Les effets du sous-dimensionnement des moyens accordés aux ARPEJ.
Depuis plusieurs mois, le transfert des justiciables entre le lieu d'incarcération et les Palais de Justice n'est plus assuré par des fonctionnaires de police ou par la gendarmerie nationale, mais par l'Administration Pénitentiaire. Comme cela était prévisible, les moyens accordés à ces Autorités de Régulation et de Programmation des Extractions Judiciaires (ARPEJ) sont loin d'être suffisants, ce qui n'est pas sans incidence sur la régularité des procédures.
Une personne est mise en examen pour des faits de séquestration et infractions à la législation sur les stupéfiants en récidive.
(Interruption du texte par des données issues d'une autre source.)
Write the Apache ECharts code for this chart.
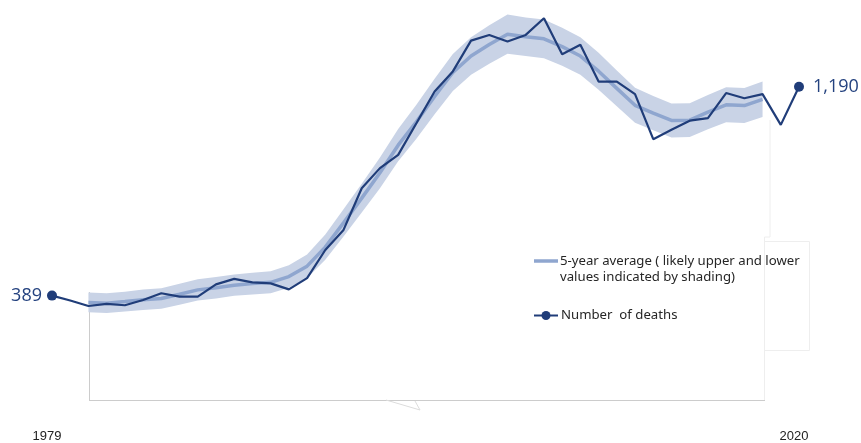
<!DOCTYPE html>
<html>
<head>
<meta charset="utf-8">
<script src="https://cdn.jsdelivr.net/npm/echarts@6/dist/echarts.min.js"></script>
<style>
html,body{margin:0;padding:0;background:#fff;}
#chart{width:861px;height:443px;}
</style>
</head>
<body>
<div id="chart"></div>
<script>
// Years 1979..2020
var years = [];
for (var y = 1979; y <= 2020; y++) years.push(String(y));

// Number of deaths
var deaths = [389, 370, 349, 357, 352, 372, 398, 385, 385, 432, 453, 440, 436, 413, 456,
  564, 641, 801, 878, 929, 1050, 1172, 1249, 1367, 1389, 1364, 1389, 1453, 1315, 1351,
  1210, 1210, 1162, 989, 1025, 1060, 1070, 1166, 1146, 1162, 1044, 1190];

// 5-year average, 1981..2018
var avgYears = ['1981', '2018'];
var avg5 = [363, 360, 366, 373, 378, 394, 411, 419, 429, 435, 440, 462, 502, 575, 668,
  763, 860, 966, 1056, 1153, 1245, 1308, 1352, 1392, 1382, 1374, 1344, 1308, 1250, 1184,
  1119, 1089, 1061, 1062, 1093, 1121, 1118, 1142];
// Likely upper / lower values (shading), 1981..2018
var upper = [401, 398, 404, 412, 417, 434, 452, 460, 470, 477, 482, 505, 547, 623, 720,
  818, 919, 1028, 1121, 1221, 1316, 1380, 1426, 1467, 1456, 1448, 1417, 1380, 1321, 1253,
  1186, 1155, 1126, 1127, 1159, 1188, 1185, 1210];
var lower = [325, 322, 328, 334, 339, 354, 370, 378, 388, 393, 398, 419, 457, 527, 616,
  708, 801, 904, 991, 1085, 1174, 1236, 1278, 1317, 1308, 1300, 1271, 1236, 1179, 1115,
  1052, 1023, 996, 997, 1027, 1054, 1051, 1074];

var startIdx = years.indexOf(avgYears[0]);
function pad(arr) {
  var out = [];
  for (var i = 0; i < years.length; i++) {
    var j = i - startIdx;
    out.push(j >= 0 && j < arr.length ? arr[j] : '-');
  }
  return out;
}
var lowerFull = pad(lower);
var bandFull = pad(upper.map(function (v, i) { return v - lower[i]; }));
var avgFull = pad(avg5);

var navy = '#203d79';
var avgColor = '#8fa6cf';
var bandColor = '#c9d3e6';
var lastIdx = deaths.length - 1;

var chart = echarts.init(document.getElementById('chart'), null, {renderer: 'canvas'});
chart.setOption({
  animation: false,
  backgroundColor: '#ffffff',
  grid: {left: 52, right: 62, top: 6, bottom: 46, containLabel: false},
  xAxis: {
    type: 'category',
    data: years,
    boundaryGap: false,
    axisLine: {show: false},
    axisTick: {show: false},
    splitLine: {show: false},
    axisLabel: {
      show: true,
      margin: 33,
      color: '#222222',
      fontFamily: 'Liberation Sans, Arial, sans-serif',
      fontSize: 13,
      padding: [0, 10, 0, 0],
      interval: function (i) { return i === 0 || i === lastIdx; }
    }
  },
  yAxis: {
    type: 'value',
    min: 0,
    max: 1500,
    show: false,
    splitLine: {show: false}
  },
  graphic: [
    {type: 'line', z: -1, shape: {x1: 89, y1: 400.5, x2: 765, y2: 400.5}, style: {stroke: '#cccccc', lineWidth: 1}},
    {type: 'line', z: -1, shape: {x1: 89.5, y1: 292, x2: 89.5, y2: 400}, style: {stroke: '#cccccc', lineWidth: 1}},
    {type: 'polyline', z: -1, shape: {points: [[386, 400], [420, 410], [415, 401]]}, style: {stroke: '#dddddd', lineWidth: 1, fill: null}},
    {type: 'polyline', z: -1, shape: {points: [[770, 120], [770, 237], [764.5, 237], [764.5, 400]]}, style: {stroke: '#eeeeee', lineWidth: 1, fill: null}},
    {type: 'polyline', z: -1, shape: {points: [[764, 241.5], [809.5, 241.5], [809.5, 350.5], [764, 350.5]]}, style: {stroke: '#eeeeee', lineWidth: 1, fill: null}},
    // legend
    {type: 'line', shape: {x1: 534, y1: 261, x2: 558, y2: 261}, style: {stroke: avgColor, lineWidth: 3.5}},
    {type: 'text', x: 560, y: 261, style: {text: '5-year average ( likely upper and lower', fill: '#262626', font: '13.2px "Noto Sans", sans-serif', verticalAlign: 'middle', align: 'left'}},
    {type: 'text', x: 560, y: 277, style: {text: 'values indicated by shading)', fill: '#262626', font: '13.2px "Noto Sans", sans-serif', verticalAlign: 'middle', align: 'left'}},
    {type: 'line', shape: {x1: 534, y1: 315.5, x2: 558, y2: 315.5}, style: {stroke: navy, lineWidth: 2}},
    {type: 'circle', shape: {cx: 546, cy: 315.5, r: 4.5}, style: {fill: navy}},
    {type: 'text', x: 561, y: 315.5, style: {text: 'Number  of deaths', fill: '#262626', font: '13.2px "Noto Sans", sans-serif', verticalAlign: 'middle', align: 'left'}}
  ],
  series: [
    {
      name: 'lower', type: 'line', stack: 'band', data: lowerFull,
      symbol: 'none', lineStyle: {width: 0, opacity: 0}, silent: true, z: 1
    },
    {
      name: 'band', type: 'line', stack: 'band', data: bandFull,
      symbol: 'none', lineStyle: {width: 0, opacity: 0},
      areaStyle: {color: bandColor, opacity: 1}, silent: true, z: 1
    },
    {
      name: '5-year average', type: 'line', data: avgFull,
      symbol: 'none', lineStyle: {color: avgColor, width: 3.5}, z: 2
    },
    {
      name: 'Number of deaths', type: 'line', data: deaths.map(function (v, i) {
        if (i === 0) {
          return {value: v, symbol: 'circle', symbolSize: 10,
            label: {show: true, position: 'left', distance: 5, formatter: '389'}};
        }
        if (i === lastIdx) {
          return {value: v, symbol: 'circle', symbolSize: 10,
            label: {show: true, position: 'right', distance: 9, formatter: '1,190'}};
        }
        return {value: v, symbol: 'none'};
      }),
      showSymbol: true,
      symbol: 'none',
      itemStyle: {color: navy},
      lineStyle: {color: navy, width: 2.2},
      label: {color: '#24427f', fontSize: 18, fontFamily: '"Open Sans", "Noto Sans", sans-serif', fontWeight: 'normal'},
      z: 3
    }
  ]
});
</script>
</body>
</html>
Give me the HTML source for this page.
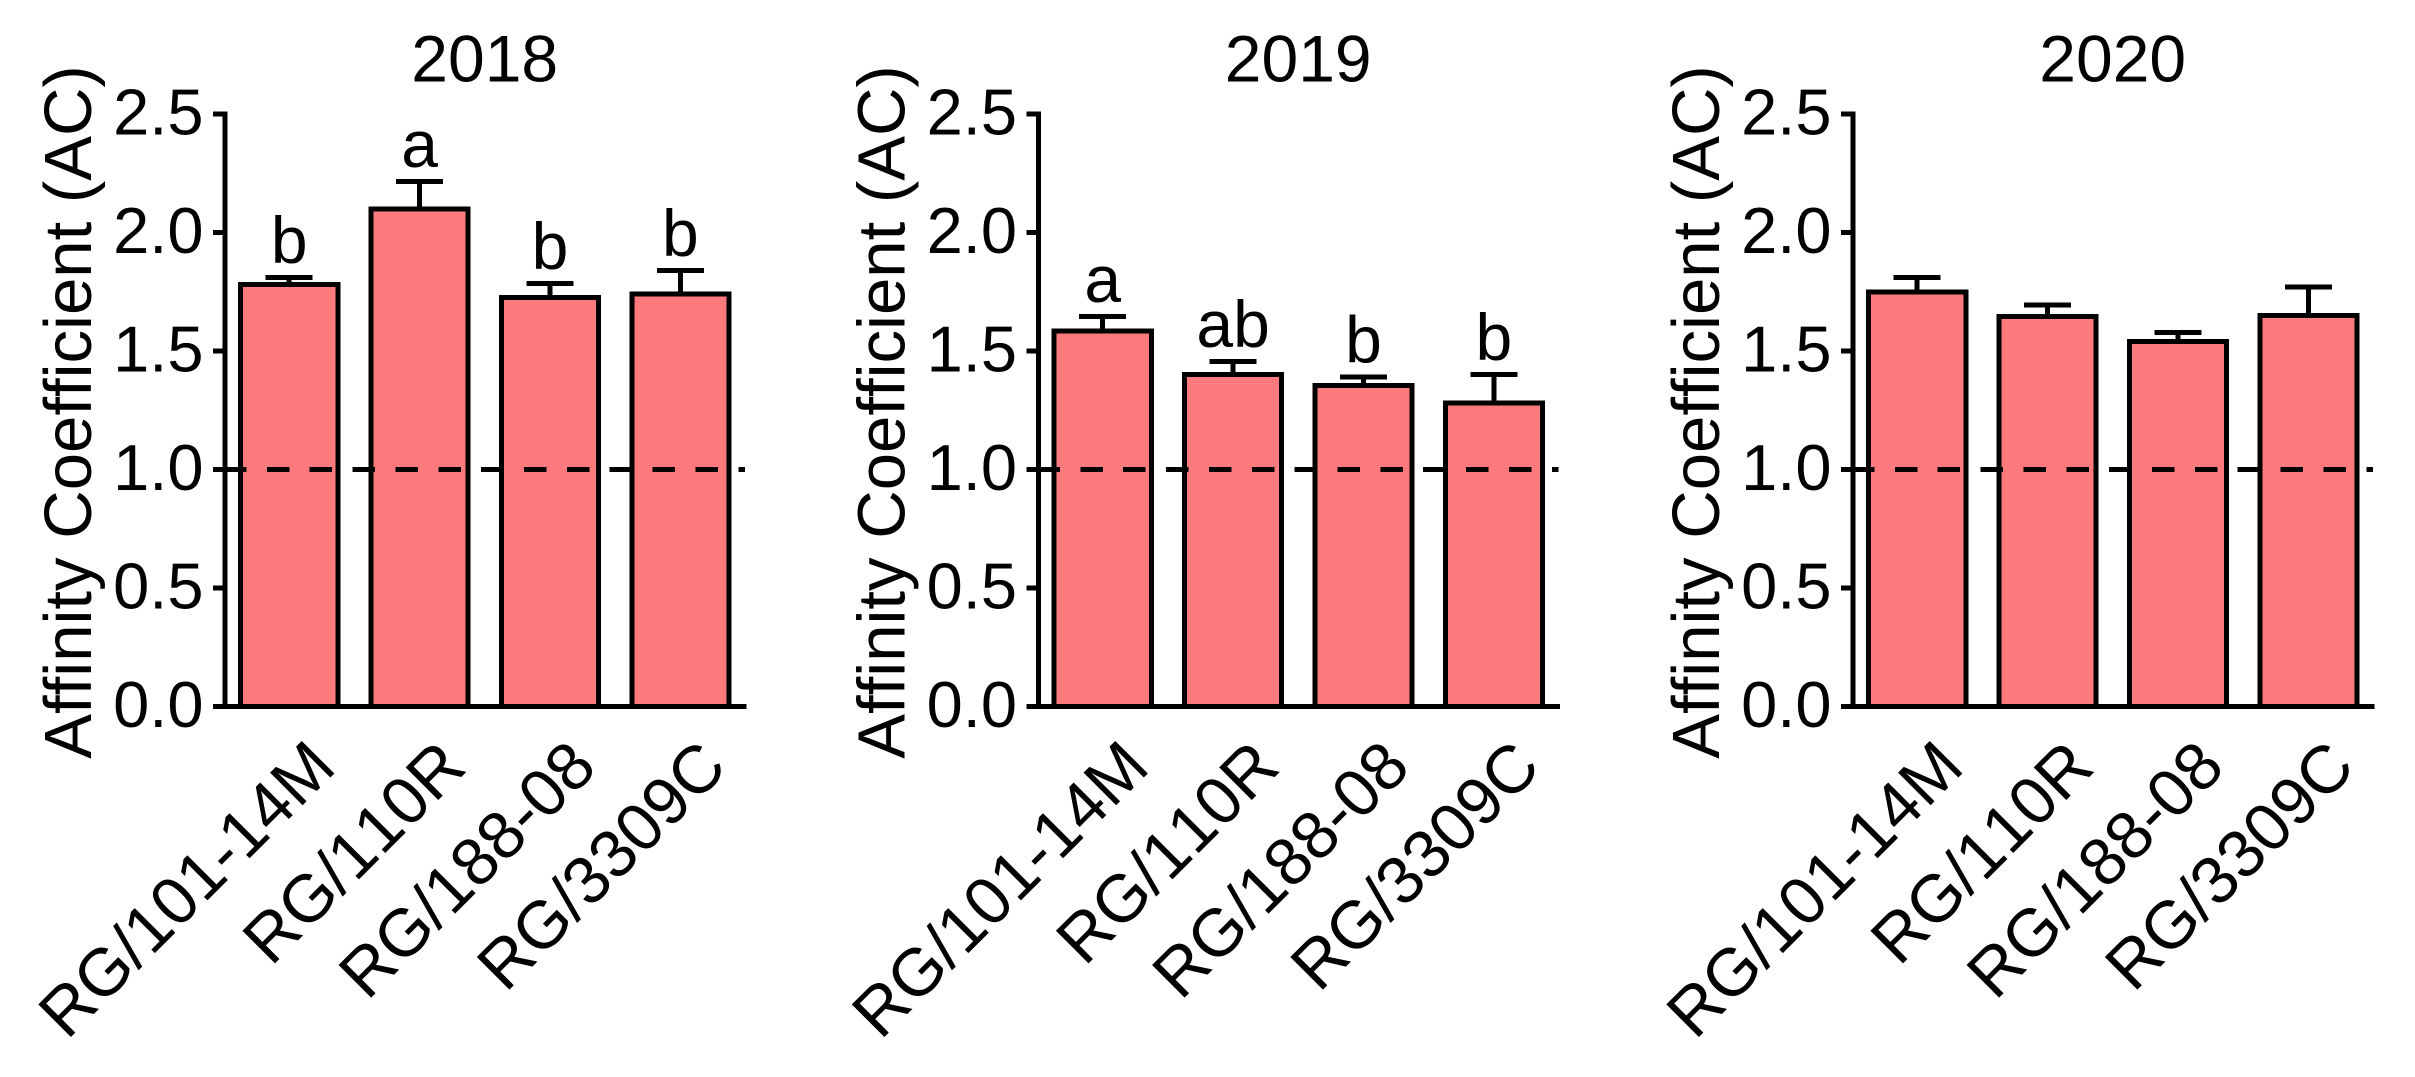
<!DOCTYPE html>
<html>
<head>
<meta charset="utf-8">
<title>Affinity Coefficient 2018-2020</title>
<style>
html,body{margin:0;padding:0;background:#fff;width:2415px;height:1077px;overflow:hidden}
svg{display:block}
text{font-family:"Liberation Sans",Arial,sans-serif;fill:#000;font-kerning:none;font-variant-ligatures:none;font-feature-settings:"liga" 0,"kern" 0}
line,rect{shape-rendering:crispEdges}
</style>
</head>
<body>
<svg id="chart" width="2415" height="1077" viewBox="0 0 2415 1077"></svg>
<script>
const years = ['2018', '2019', '2020'];
const categories = ['RG/101-14M', 'RG/110R', 'RG/188-08', 'RG/3309C'];
const yTicks = [0, 0.5, 1, 1.5, 2, 2.5];
const yTickLabels = ['0.0', '0.5', '1.0', '1.5', '2.0', '2.5'];
const referenceValue = 1;
const yMax = 2.5;
const yTitle = 'Affinity Coefficient (AC)';
const means2018 = [1.78, 2.10, 1.725, 1.74];
const means2019 = [1.585, 1.40, 1.355, 1.28];
const means2020 = [1.75, 1.645, 1.54, 1.65];
const errors2018 = [0.03, 0.115, 0.06, 0.10];
const errors2019 = [0.06, 0.055, 0.036, 0.12];
const errors2020 = [0.06, 0.05, 0.038, 0.12];
const letters2018 = ['b', 'a', 'b', 'b'];
const letters2019 = ['a', 'ab', 'b', 'b'];
const letters2020 = ['', '', '', ''];

const svg = document.getElementById('chart');
const allMeans = [means2018, means2019, means2020];
const allErrors = [errors2018, errors2019, errors2020];
const allLetters = [letters2018, letters2019, letters2020];
const panelOffsets = [0, 813.5, 1628];
const baseY = 706.5, unitY = 237 * 2.5 / yMax;
const ink = '#000', fill = '#ff7a7c', sw = 5;

function yScale(v) { return baseY - unitY * v; }
function xCenter(i, off) { return off + 289.2 + 130.4 * i; }

function make(tag, attrs, parent, txt) {
  const el = document.createElementNS(svg.namespaceURI, tag);
  for (const k in attrs) el.setAttribute(k, attrs[k]);
  if (txt !== undefined) el.textContent = txt;
  parent.appendChild(el);
  return el;
}

years.forEach(function (year, p) {
  const off = panelOffsets[p];
  const axisX = off + 225;
  const endX = off + 746.5;
  const g = make('g', {}, svg);
  
  

  const title = make('text', { x: off + 484.7, y: 81.5, 'font-size': 66, 'text-anchor': 'middle' }, g, year);
  
  

  const yt = make('text', { transform: 'translate(' + (off + 91) + ',' + 412 + ') rotate(-90)', 'font-size': 67.1, 'text-anchor': 'middle' }, g, yTitle);
  
  

  categories.forEach(function (cat, i) {
    const cx = xCenter(i, off);
    const top = yScale(allMeans[p][i]);
    const capY = yScale(allMeans[p][i] + allErrors[p][i]);

    const stem = make('line', { x1: cx, x2: cx, y1: capY, y2: top, stroke: ink, 'stroke-width': sw }, g);
    
    

    const cap = make('line', { x1: cx - 23.5, x2: cx + 23.5, y1: capY, y2: capY, stroke: ink, 'stroke-width': sw }, g);
    
    

    const bar = make('rect', { x: cx - 48.6, y: top, width: 97.2, height: baseY - top, fill: fill, stroke: ink, 'stroke-width': sw }, g);
    
    

    if (allLetters[p][i]) {
      const lt = make('text', { x: cx, y: capY - 14.5, 'font-size': 66, 'text-anchor': 'middle' }, g, allLetters[p][i]);
      
      
    }

    const lx = cx + 49;
    const ly = 769.7;
    const xl = make('text', { transform: 'translate(' + lx + ',' + ly + ') rotate(-45)', 'font-size': 67, 'text-anchor': 'end' }, g, cat);
    
    
  });

  const yAxis = make('line', { x1: axisX, x2: axisX, y1: yScale(yMax) - 2.5, y2: baseY, stroke: ink, 'stroke-width': sw }, g);
  
  

  const xAxis = make('line', { x1: off + 213, x2: endX, y1: baseY, y2: baseY, stroke: ink, 'stroke-width': sw }, g);
  
  

  yTicks.forEach(function (t, k) {
    const ty = yScale(t);
    const tick = make('line', { x1: off + 213, x2: axisX, y1: ty, y2: ty, stroke: ink, 'stroke-width': sw }, g);
    
    

    const lab = make('text', { x: off + 203.5, y: ty + 20.5, 'font-size': 65, 'text-anchor': 'end' }, g, yTickLabels[k]);
    
    
  });

  const ref = make('line', { x1: off + 224, x2: off + 745, y1: yScale(referenceValue), y2: yScale(referenceValue), stroke: ink, 'stroke-width': sw, 'stroke-dasharray': '22.5 20.36' }, g);
  
  
});
</script>
</body>
</html>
Elle comparaît devant le Juge des Libertés et de la Détention pour que celui-ci statue sur son éventuel placement sous mandat de dépôt.
Le mis en examen sollicite un délai pour préparer son argumentation dans le cadre de ce débat contradictoire. Conformément aux termes de l'article 145 alinéa 7 du Code de Procédure Pénale, le Juge des Libertés et de la détention rend une Ordonnance d'Incarcération Provisoire et fixe le débat contradictoire au lendemain (ledit débat devant se tenir sous 4 jours, à défaut le justiciable est nécessairement remis en liberté).
Le Juge des Libertés et de la Détention prend immédiatement contact avec les services de l'ARPEJ afin que ceux-ci assurent l'extraction du détenu. Comme souvent, l'administration pénitentiaire indique qu'elle ne dispose pas d'effectif mobilisable pour assurer le transfert du détenu au Palais de Justice. Malgré une réquisition en ce sens, la Gendarmerie Nationale indiquera également ne pas être en mesure de se charger de l'escorte.
Le mis en examen refusant par ailleurs que le débat contradictoire se déroule en visio-conférence, le Juge des Libertés et de la Détention considérera que l'impossibilité d'assurer le transfert du détenu constitue une circonstance insurmontable de nature à lui permettre de rendre une Ordonnance de Placement en Détention Provisoire.
Saisie d'une requête en nullité, la Chambre de l'Instruction annulera cette ordonnance et ordonnera par ailleurs la remise en liberté du détenu, considérant qu'il n'existe pas en l'espèce de démonstration d'un caractère insurmontable de nature à faire obstacle à un débat contradictoire.
Saisie d'un pourvoi par le Procureur Général près la Cour d'Appel de Lille, la Cour de Cassation a confirmé la position retenue par la Chambre de l'Instruction.
En effet, suivant arrêt rendu en date du 05 octobre 2016 (n° de pourvoi 16-84629), la Chambre Criminelle est venue préciser que « l'existence de circonstances insurmontables ne pouvant se déduire de la seule affirmation par les services en charge des extractions judiciaires d'une absence de moyen mobilisable à la date prévue pour le débat, sans autre explication sur les circonstances particulières, imprévisibles et insurmontables, seules de nature à justifier un tel manquement à leur mission ».
Les moyens limités accordés aux ARPEJ ne peuvent donc à eux-seuls caractériser l'existence d'une circonstance insurmontable permettant au Juges de Libertés et de la Détention de rendre une Ordonnance de placement en détention provisoire sans débat contradictoire préalable.
On notera au surplus que le choix du justiciable de refuser que le débat contradictoire se tienne par visio-conférence ne saurait pas non plus caractériser cette circonstance insurmontable.